8 Nisan Pazar
Köprüde Buluşmalar üçüncü gününde, sinemanın belki de en zor ve çetrefilli alanı sesi masaya yatırdı. Yönetmen ve kurgucu Ayris Alptekin, yönetmen ve İstanbul Film Festival Direktörü Kerem Ayan, Postbıyık’ın kurucu ortaklarından Yalın Özgencil ve Melodika kurucu ortaklarından Taylan Oğuz’un bireysel deneyimlerini paylaştıkları, ses tasarımı ve kurgusunda sık yapılan hatalara değindikleri bu söyleşi, Soho House’da yapıldı. Söyleşinin moderatörlüğünü yapımcı Nadir Öperli üstlendi.
Ön hazırlık sürecinden itibaren filmin ses tasarımına da kafa yormak ve ses profesyonelleriyle pre-prodüksiyon ve prodüksiyon süreçleri boyunca daima iletişim kurmak gerektiğinin altının çizildiği söyleşide, Taylan Oğuz şöyle dedi: “İdealde olması gereken olmuyor; bize senaryo aşamasında gelmesi lazımken genellikle iş bittikten sonra, sesi sonlandırmak için gelenler oluyor.” Sesi aynı zamanda başka bir hikâye anlatıcısı gibi görmek gerektiğini söyleyen Ayris Alptekin, “Hangi sesi koyduğunuz değil, bazen hangi sesi çıkardığınız da kurmak istediğiniz evrene çok hizmet ediyor” diyerek ekledi: “Ses dramaturjisi gibi bir alan olsa keşke. Senaryo aşamasından itibaren buna kafa patlatan ekipler olsa ve süreç boyunca sesi takip eden, onun yönetmenin kurmaya çalıştığı evrenle paralel gidip gitmediğini kontrol eden biri olsa…”

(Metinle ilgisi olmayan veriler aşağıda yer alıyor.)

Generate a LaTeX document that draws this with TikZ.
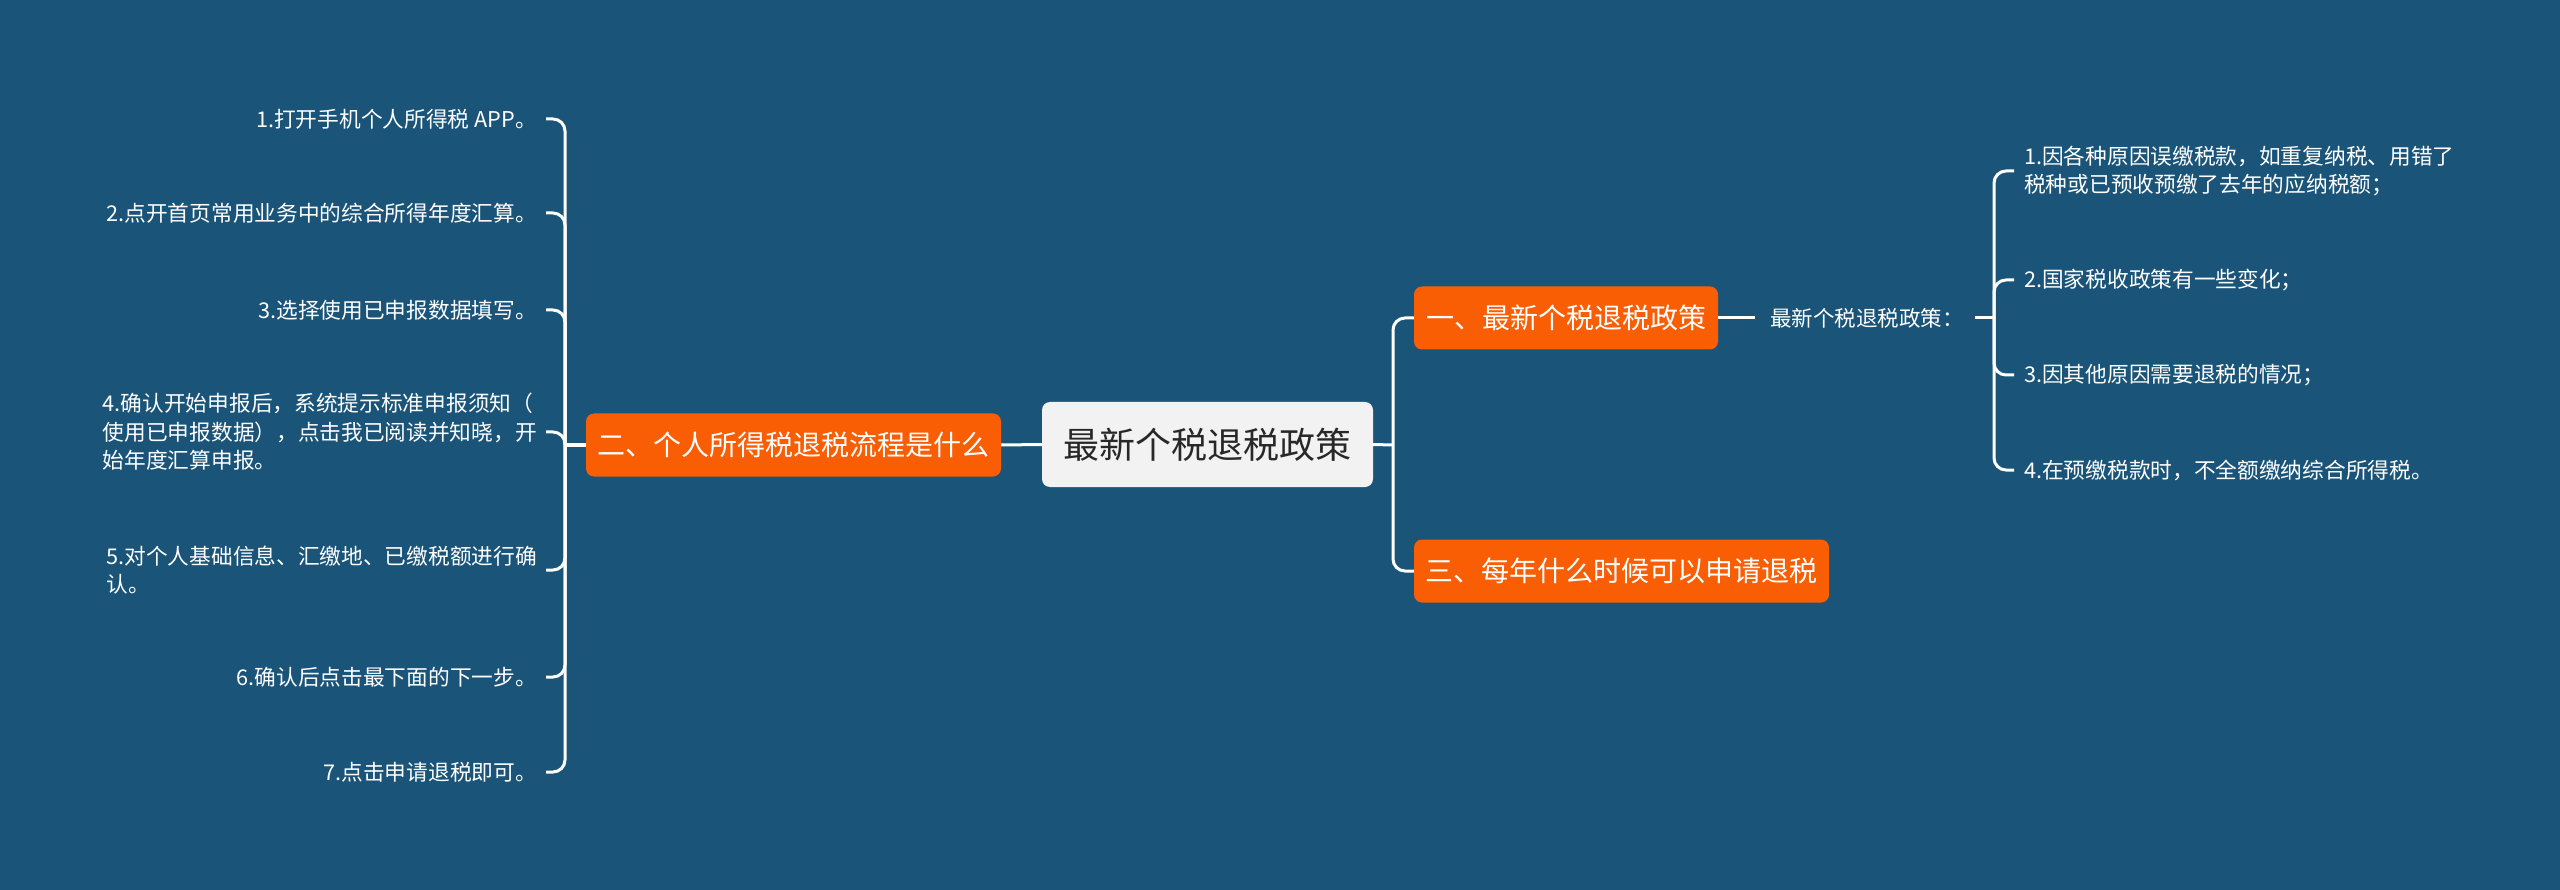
\documentclass[tikz,border=0pt]{standalone}
\usepackage{fontspec}
\setmainfont{Noto Sans CJK SC}
\usetikzlibrary{positioning}
\definecolor{mapbg}{RGB}{26,84,120}
\definecolor{topicbg}{RGB}{250,94,5}
\definecolor{rootbg}{RGB}{242,242,242}
\definecolor{roottext}{RGB}{40,40,40}

\begin{document}
\begin{tikzpicture}[x=1pt,y=-1pt,
  link/.style={draw=white,line width=3pt,rounded corners=12pt},
  rootbox/.style={fill=rootbg,text=roottext,rounded corners=8pt,minimum width=331pt,
    minimum height=85pt,inner sep=0pt,font=\fontsize{36}{40}\selectfont},
  topic/.style={fill=topicbg,text=white,rounded corners=8pt,minimum height=63pt,
    inner sep=0pt,font=\fontsize{28}{32}\selectfont},
  leaf/.style={text=white,inner sep=0pt,align=left,font=\fontsize{21.7}{28.5}\selectfont}]
  \fill[mapbg] (0,0) rectangle (2560,890);
  % centre and main topics
  \node[rootbox] (root) at (1207.5,444.5) {最新个税退税政策};
  \node[topic,minimum width=415pt] (flow) at (793.5,445) {二、个人所得税退税流程是什么};
  \node[topic,minimum width=304pt] (policy) at (1566,318) {一、最新个税退税政策};
  \node[topic,minimum width=415pt] (when) at (1621.5,571) {三、每年什么时候可以申请退税};
  \node[leaf,font=\fontsize{21.5}{26}\selectfont,anchor=west,right=52pt of policy] (policysub) {最新个税退税政策：};
  % left leaves
  \node[leaf,anchor=east] (ll1) at (537,119) {1.打开手机个人所得税 APP。};
  \node[leaf,anchor=east] (ll2) at (537,213) {2.点开首页常用业务中的综合所得年度汇算。};
  \node[leaf,anchor=east] (ll3) at (537,310) {3.选择使用已申报数据填写。};
  \node[leaf,anchor=east] (ll4) at (537,432) {4.确认开始申报后，系统提示标准申报须知（\\使用已申报数据），点击我已阅读并知晓，开\\始年度汇算申报。};
  \node[leaf,anchor=east] (ll5) at (537,570) {5.对个人基础信息、汇缴地、已缴税额进行确\\认。};
  \node[leaf,anchor=east] (ll6) at (537,677) {6.确认后点击最下面的下一步。};
  \node[leaf,anchor=east] (ll7) at (537,772) {7.点击申请退税即可。};
  % right leaves
  \node[leaf,anchor=west] (rl1) at (2024,171) {1.因各种原因误缴税款，如重复纳税、用错了\\税种或已预收预缴了去年的应纳税额；};
  \node[leaf,anchor=west] (rl2) at (2024,280) {2.国家税收政策有一些变化；};
  \node[leaf,anchor=west] (rl3) at (2024,375) {3.因其他原因需要退税的情况；};
  \node[leaf,anchor=west] (rl4) at (2024,470) {4.在预缴税款时，不全额缴纳综合所得税。};
  % forks
  \coordinate (lfork) at (565,445);
  \coordinate (rfork) at (1393,445);
  \coordinate (sfork) at (1994,318);
  \draw[link] (root.west) -- (flow.east);
  \draw[link] (flow.west) -- (lfork);
  \foreach \i in {1,...,7}
    \draw[link] (lfork) |- ([xshift=9pt]ll\i.east);
  \draw[link] (root.east) -- (rfork);
  \draw[link] (rfork) |- (policy.west);
  \draw[link] (rfork) |- (when.west);
  \draw[link] (policy.east) -- ([xshift=-15pt]policysub.west);
  \draw[link] ([xshift=11pt]policysub.east) -- (sfork);
  \foreach \i in {1,...,4}
    \draw[link] (sfork) |- ([xshift=-10pt]rl\i.west);
\end{tikzpicture}
\end{document}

Projenin ses süpervizörü olduğu durumlarda, ses post-prodüksiyon takibinin daha sağlıklı işlediğini belirten yapımcı Nadir Öperli, “Önceden ön keşiflere bile sesçi olmadan gittiğimizi hatırlamıyorum, ama sesçiler artık bütçesel sebeplerden dolayı sürece dahil edilmiyor” dedi. Tek bir kişinin bütün ses sürecini yapmaması gerektiğini söyleyen Yalın Özgencil, “Diyalog, ses tasarımı, final mix gibi süreçlerin aşamalara ayrılması ve ekiplerin hâkim oldukları alanda çalışması önemli” dedi.
Türkiye’deki altyapı, ekipman ve teknik elemanların Hollywood’dan geri kalmadığını vurgulayan Taylan Oğuz, “Burada önemli olan şey vakit ve bütçe” dedi.